Kate is a journalist in her late twenties living in a small northern town. She lives with her parents and her Gran, she works on the small local paper, and she even went to school close by. In short, she's a little fed up with small town life and she's looking to inject a little glamour in her life. Then Kate meets Nat Hardstone, the good looking, yet slimy son of her demanding boss. Nat sweeps her off of her feet, and the next thing that she knows he's convinced her to come to the Cannes Film Festival with him (and to pay for his ticket!) to cover it for her paper. The problem is that Nat didn't exactly clear it with Kate's boss before she left, even though he said that he did. The other problem is that he ditches her before they even arrive. Kate must find a way to fend for herself away from home, and through a series of funny events, she may even find love and the adventure that she craved!
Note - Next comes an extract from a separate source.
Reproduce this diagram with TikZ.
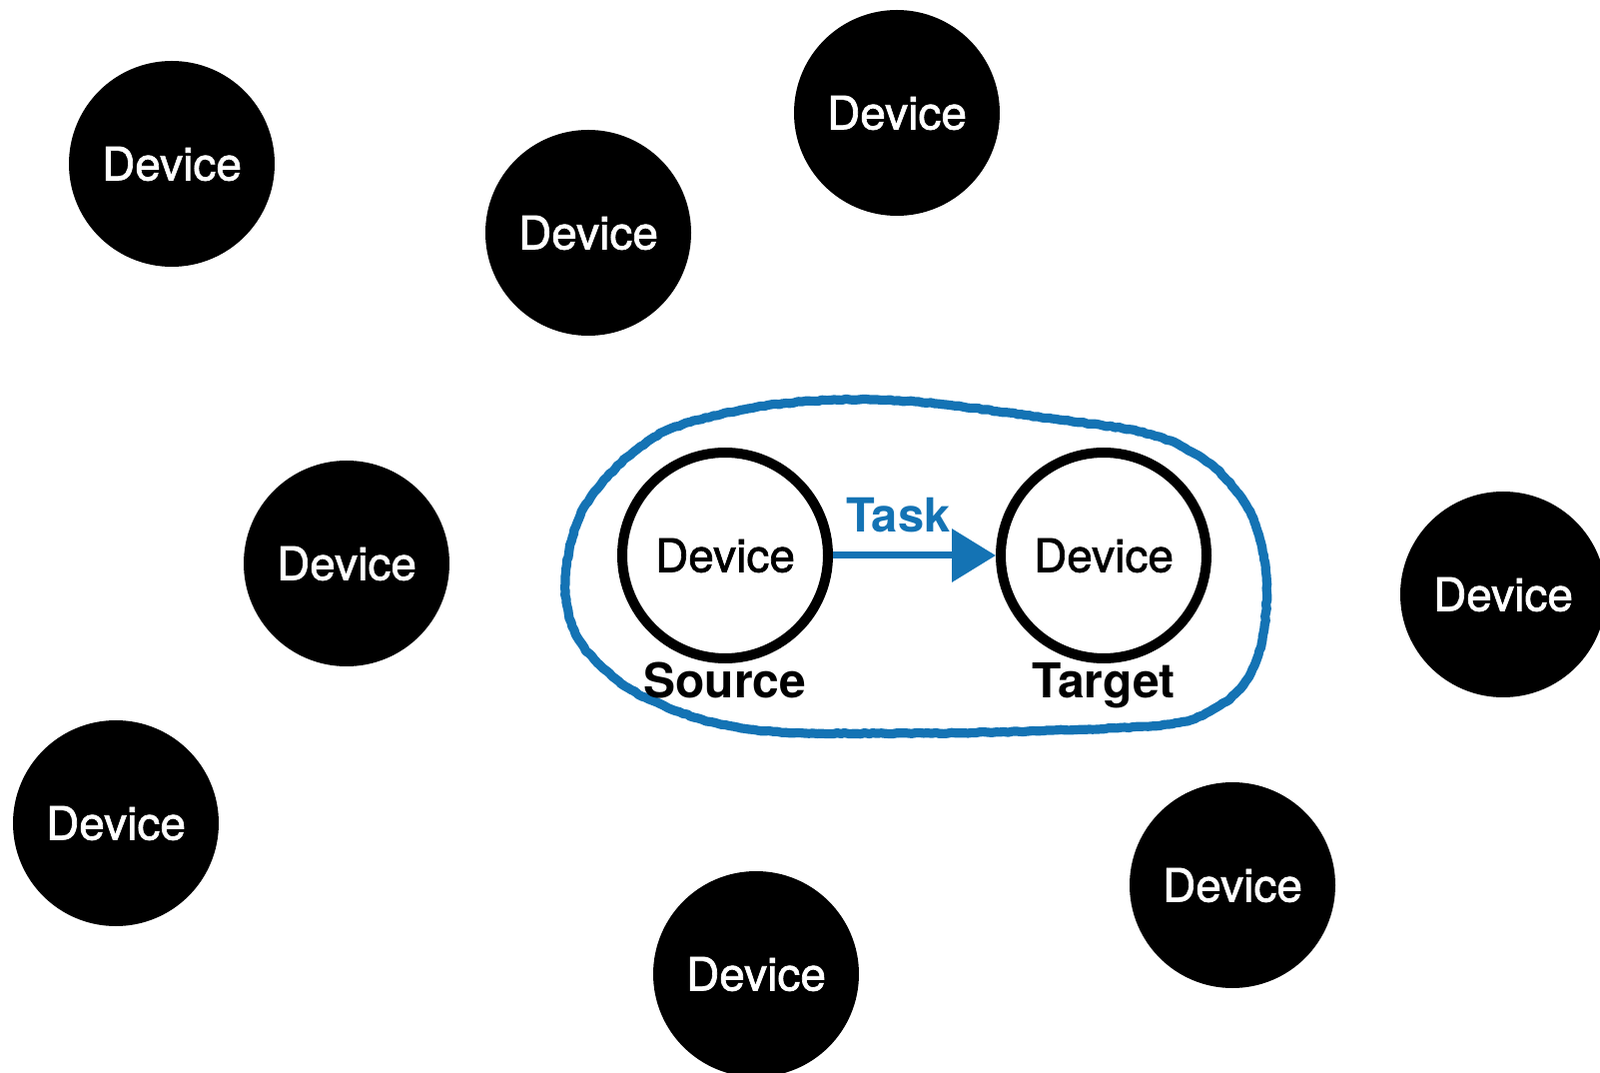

I picked this up at my library's book sale because I've read Wendy Holden's School for Husbands and thoroughly enjoyed it. I have to admit, though, that Azur Like It was not my favourite of her books so far. Kate was, in my opinion, was stupidly naive. She fell for Nat Hardstone despite that fact that he was clearly a slimeball from the beginning, even going so far as to lend him the money for his plane fare to the Cannes Film Festival. She may as well have stamped "gullible" on her forehead. That being said, I did warm up to Kate towards the end of the book, although it was the supporting characters that really did it for me. Gran, Kate's grandma and a ball of fire, was fantastic, and so was Darren, her hilarious co-worker. I also enjoyed the ending, which answered a lot of questions for me and was fun to boot.
All in all, I wouldn't run out and buy this one, but if you're looking for mildly satisfying chick-lit, this certainly fits the bill. It's a semi-enjoyable read about a girl who (eventually) learns to stand up for herself-well, a little.